Set problem: For the data below, report only the number of lines containing the string "TypeScript".

Recorded data:
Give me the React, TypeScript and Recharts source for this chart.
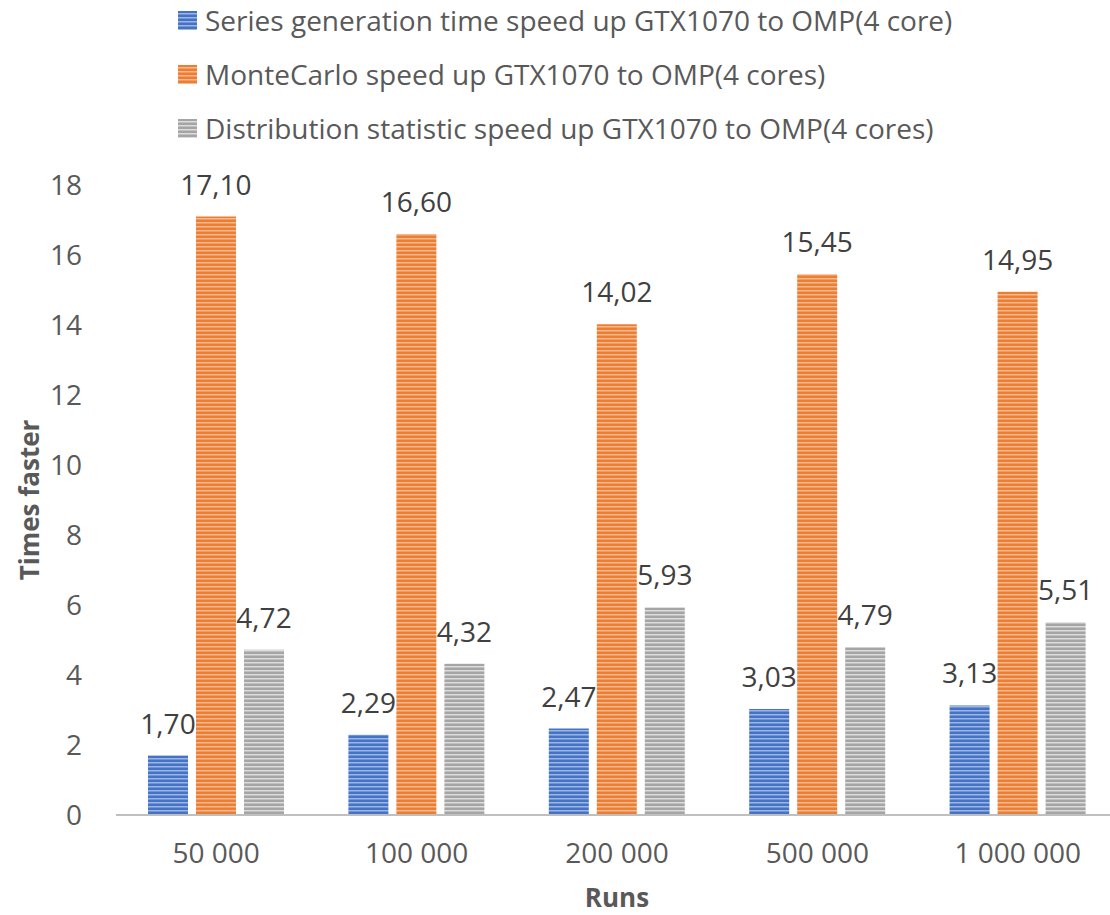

---

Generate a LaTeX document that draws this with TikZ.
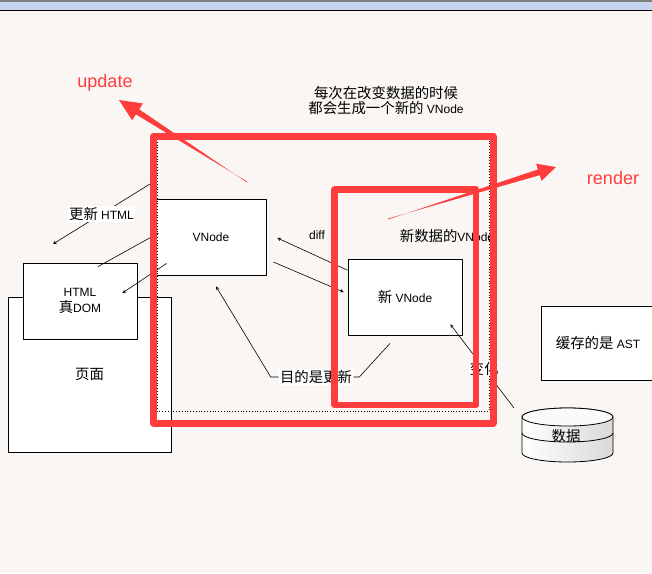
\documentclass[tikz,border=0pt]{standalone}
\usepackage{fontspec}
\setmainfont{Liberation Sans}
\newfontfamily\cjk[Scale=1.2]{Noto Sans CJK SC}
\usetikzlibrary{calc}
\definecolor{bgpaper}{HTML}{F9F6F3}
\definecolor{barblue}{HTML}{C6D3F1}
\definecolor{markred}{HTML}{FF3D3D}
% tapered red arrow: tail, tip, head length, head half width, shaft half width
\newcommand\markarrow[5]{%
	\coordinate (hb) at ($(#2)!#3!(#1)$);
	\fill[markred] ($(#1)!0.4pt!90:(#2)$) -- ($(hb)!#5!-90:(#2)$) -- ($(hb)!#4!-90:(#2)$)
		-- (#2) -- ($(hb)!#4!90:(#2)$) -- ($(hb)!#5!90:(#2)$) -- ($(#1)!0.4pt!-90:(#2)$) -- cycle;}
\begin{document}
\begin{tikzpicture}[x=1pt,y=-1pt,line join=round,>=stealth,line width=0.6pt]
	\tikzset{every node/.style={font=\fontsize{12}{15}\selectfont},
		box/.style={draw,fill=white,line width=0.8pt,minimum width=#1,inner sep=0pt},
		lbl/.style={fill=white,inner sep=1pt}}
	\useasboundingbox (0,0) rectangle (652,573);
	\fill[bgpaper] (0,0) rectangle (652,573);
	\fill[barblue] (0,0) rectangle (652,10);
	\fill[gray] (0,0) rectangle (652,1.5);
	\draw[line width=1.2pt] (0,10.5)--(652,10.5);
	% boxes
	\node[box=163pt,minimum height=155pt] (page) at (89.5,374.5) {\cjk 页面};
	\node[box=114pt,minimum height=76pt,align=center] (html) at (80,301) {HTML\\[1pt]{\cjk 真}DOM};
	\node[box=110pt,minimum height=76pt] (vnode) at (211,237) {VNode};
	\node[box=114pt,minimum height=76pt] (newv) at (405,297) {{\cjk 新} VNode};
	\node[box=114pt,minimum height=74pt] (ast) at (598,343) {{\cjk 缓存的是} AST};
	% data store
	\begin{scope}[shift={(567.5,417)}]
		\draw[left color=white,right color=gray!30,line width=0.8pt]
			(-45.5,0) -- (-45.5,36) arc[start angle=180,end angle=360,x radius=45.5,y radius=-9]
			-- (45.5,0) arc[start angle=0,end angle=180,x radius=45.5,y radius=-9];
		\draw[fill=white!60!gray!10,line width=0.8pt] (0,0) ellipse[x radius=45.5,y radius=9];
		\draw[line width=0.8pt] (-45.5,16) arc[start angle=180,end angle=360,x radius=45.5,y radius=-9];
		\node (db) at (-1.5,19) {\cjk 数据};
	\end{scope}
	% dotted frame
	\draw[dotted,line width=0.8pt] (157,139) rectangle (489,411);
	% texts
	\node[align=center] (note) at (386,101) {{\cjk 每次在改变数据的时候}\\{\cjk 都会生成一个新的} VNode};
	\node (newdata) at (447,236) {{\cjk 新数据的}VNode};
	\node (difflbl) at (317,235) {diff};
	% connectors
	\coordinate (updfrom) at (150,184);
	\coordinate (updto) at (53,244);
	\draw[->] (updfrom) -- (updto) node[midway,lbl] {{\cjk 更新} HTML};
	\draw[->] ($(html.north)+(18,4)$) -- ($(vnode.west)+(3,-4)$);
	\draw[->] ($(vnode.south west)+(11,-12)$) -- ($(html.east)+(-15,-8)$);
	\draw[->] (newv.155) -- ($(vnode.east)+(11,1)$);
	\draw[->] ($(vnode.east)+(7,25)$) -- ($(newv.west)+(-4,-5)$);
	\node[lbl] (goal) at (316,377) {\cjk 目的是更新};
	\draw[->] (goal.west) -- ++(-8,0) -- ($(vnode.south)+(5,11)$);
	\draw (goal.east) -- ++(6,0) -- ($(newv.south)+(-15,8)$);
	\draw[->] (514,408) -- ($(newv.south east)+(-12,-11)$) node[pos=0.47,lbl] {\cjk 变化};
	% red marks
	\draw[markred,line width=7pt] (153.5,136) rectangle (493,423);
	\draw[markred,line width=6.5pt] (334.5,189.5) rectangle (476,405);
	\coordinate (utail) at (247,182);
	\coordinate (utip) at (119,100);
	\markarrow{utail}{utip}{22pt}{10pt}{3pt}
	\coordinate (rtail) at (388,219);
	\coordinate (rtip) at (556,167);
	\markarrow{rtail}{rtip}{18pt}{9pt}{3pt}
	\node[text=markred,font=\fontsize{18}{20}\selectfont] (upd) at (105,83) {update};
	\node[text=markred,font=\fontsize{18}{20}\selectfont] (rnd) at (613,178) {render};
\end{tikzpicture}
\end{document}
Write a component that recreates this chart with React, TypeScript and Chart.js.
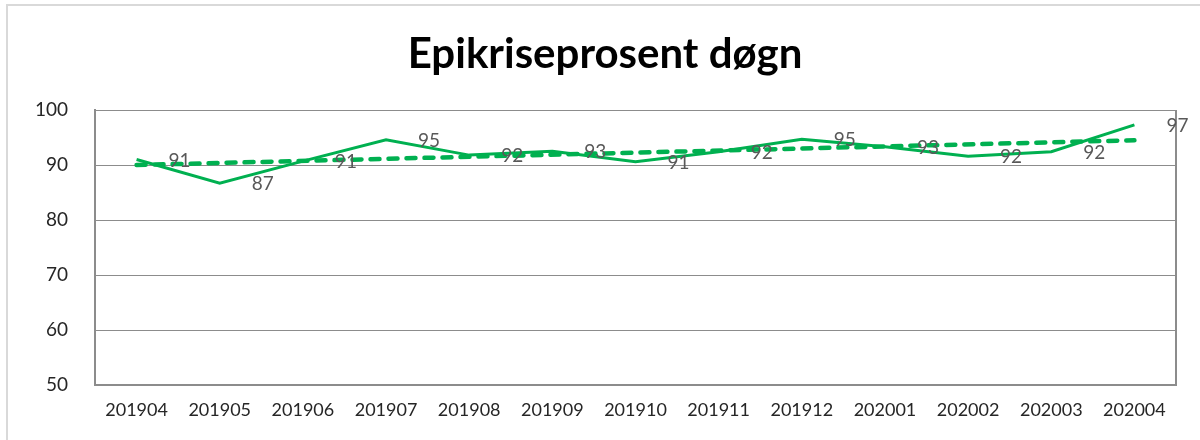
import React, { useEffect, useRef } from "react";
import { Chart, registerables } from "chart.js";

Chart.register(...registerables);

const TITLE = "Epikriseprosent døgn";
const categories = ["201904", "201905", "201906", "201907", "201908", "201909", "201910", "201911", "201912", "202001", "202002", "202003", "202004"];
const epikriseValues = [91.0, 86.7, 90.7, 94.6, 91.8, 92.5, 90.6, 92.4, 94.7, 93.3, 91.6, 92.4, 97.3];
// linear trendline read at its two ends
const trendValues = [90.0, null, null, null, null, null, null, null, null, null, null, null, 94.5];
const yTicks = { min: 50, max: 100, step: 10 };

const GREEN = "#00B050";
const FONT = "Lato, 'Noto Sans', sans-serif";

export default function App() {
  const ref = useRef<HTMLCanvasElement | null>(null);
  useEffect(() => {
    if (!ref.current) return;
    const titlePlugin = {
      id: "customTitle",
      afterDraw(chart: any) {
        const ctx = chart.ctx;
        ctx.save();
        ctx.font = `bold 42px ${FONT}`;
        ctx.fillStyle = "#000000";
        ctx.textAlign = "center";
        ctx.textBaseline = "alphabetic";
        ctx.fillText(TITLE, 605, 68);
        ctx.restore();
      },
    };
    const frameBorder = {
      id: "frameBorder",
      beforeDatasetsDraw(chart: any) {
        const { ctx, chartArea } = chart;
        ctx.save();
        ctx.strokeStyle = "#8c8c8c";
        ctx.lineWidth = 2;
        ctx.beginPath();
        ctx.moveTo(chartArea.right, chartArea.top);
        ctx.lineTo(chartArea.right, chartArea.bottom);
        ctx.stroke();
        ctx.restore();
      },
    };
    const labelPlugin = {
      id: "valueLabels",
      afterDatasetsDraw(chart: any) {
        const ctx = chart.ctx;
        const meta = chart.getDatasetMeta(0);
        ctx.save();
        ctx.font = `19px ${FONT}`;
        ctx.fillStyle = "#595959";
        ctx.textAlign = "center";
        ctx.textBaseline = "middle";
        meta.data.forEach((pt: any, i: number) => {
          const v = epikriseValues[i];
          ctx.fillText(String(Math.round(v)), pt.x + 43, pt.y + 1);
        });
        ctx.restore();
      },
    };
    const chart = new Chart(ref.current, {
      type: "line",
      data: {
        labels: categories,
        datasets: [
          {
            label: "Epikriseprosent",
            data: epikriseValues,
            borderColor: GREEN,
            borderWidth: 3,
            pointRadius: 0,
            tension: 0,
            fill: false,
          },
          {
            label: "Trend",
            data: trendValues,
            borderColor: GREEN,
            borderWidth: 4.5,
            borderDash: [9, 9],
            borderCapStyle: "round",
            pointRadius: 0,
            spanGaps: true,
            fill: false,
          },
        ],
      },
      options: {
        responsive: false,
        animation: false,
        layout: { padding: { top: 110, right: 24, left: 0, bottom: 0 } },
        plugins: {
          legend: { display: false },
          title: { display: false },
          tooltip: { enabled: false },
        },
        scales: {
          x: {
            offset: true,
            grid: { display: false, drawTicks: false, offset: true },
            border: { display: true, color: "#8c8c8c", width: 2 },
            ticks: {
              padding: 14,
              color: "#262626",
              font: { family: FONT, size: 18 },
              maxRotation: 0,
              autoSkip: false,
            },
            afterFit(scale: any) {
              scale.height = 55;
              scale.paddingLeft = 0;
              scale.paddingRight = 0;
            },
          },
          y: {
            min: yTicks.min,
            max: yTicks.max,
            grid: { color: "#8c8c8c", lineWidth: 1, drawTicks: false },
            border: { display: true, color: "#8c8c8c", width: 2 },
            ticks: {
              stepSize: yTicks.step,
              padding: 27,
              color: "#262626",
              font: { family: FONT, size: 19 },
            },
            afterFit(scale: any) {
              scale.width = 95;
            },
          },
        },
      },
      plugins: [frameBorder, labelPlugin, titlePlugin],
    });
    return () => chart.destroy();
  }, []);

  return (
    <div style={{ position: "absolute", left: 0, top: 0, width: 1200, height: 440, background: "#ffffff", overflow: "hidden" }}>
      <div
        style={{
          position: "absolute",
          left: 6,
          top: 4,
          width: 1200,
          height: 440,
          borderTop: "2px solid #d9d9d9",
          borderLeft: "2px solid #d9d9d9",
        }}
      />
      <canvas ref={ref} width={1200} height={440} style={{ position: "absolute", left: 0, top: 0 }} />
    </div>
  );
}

...

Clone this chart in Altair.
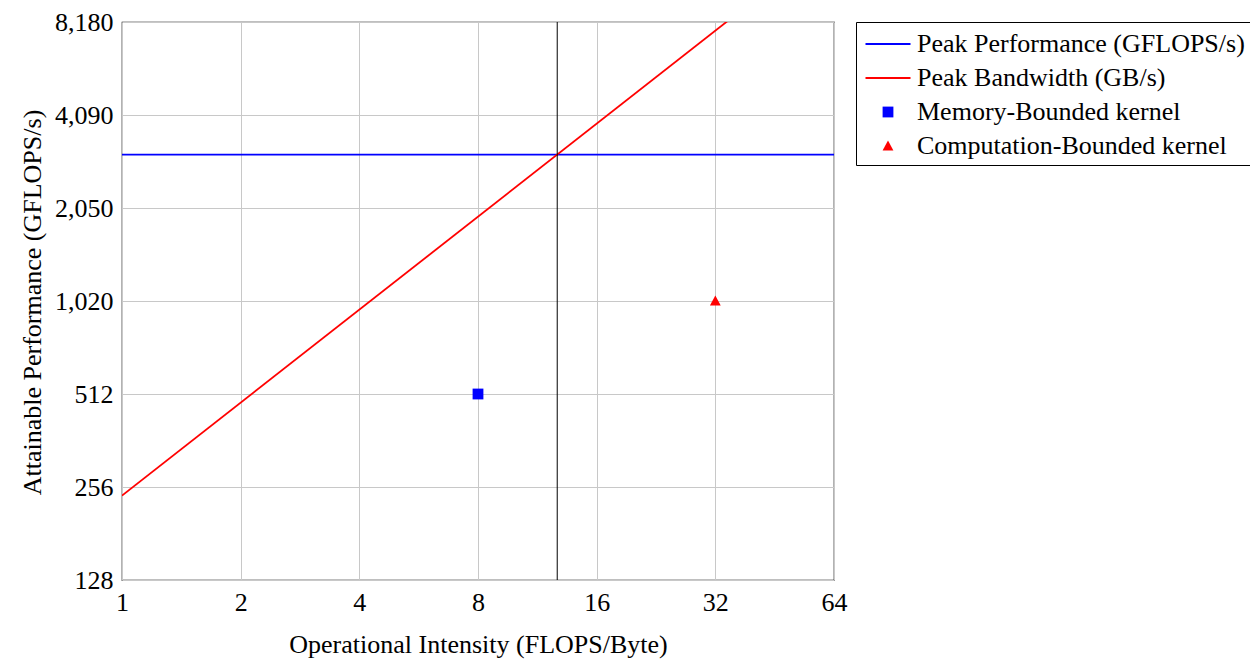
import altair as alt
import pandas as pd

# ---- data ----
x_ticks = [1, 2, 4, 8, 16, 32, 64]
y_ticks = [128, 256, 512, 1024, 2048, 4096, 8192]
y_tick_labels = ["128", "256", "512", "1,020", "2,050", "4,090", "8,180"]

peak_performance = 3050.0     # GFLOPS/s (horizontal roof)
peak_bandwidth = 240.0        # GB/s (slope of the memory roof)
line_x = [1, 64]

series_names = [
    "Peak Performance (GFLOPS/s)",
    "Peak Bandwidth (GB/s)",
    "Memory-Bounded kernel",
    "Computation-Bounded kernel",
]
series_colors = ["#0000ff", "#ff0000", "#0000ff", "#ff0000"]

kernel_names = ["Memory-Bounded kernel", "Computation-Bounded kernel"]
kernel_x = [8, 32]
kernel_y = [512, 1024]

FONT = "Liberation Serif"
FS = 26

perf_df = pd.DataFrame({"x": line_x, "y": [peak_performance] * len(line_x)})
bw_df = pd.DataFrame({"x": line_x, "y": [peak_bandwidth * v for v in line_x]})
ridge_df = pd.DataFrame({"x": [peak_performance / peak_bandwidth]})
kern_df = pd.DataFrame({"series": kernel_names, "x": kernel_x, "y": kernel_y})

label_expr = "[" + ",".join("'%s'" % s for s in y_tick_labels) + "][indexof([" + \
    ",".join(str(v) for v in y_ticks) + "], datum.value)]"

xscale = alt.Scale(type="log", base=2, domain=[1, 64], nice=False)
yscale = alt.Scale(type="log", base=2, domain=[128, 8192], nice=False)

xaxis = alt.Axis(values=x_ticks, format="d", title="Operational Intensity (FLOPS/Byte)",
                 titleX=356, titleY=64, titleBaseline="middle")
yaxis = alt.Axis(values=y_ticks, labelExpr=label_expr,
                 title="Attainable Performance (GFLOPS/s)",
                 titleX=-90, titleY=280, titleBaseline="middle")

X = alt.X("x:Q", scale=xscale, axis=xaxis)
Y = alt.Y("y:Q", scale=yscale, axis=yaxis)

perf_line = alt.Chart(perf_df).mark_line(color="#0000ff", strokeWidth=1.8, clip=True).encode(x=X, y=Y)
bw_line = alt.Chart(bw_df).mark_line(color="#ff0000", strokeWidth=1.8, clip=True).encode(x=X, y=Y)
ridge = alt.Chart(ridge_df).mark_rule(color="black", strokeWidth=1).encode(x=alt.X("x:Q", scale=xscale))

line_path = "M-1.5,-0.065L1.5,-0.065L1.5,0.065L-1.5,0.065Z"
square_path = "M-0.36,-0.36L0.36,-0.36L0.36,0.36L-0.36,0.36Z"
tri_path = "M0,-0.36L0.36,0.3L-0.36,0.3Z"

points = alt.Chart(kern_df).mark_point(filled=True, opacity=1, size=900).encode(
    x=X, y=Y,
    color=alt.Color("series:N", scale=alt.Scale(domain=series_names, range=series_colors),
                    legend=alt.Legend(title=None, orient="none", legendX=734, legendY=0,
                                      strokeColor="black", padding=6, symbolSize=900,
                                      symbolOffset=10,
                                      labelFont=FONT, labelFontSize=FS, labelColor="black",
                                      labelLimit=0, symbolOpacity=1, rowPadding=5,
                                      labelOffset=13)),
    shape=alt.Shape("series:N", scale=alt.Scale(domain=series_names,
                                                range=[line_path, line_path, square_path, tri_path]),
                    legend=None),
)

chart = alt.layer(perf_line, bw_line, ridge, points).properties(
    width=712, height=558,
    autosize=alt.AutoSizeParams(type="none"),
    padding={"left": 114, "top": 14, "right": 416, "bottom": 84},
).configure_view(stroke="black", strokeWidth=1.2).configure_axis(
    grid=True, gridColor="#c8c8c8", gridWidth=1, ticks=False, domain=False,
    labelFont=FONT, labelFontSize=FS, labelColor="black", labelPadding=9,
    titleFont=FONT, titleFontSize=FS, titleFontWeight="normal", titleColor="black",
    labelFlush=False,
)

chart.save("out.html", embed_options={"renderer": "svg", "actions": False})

Complete response: 2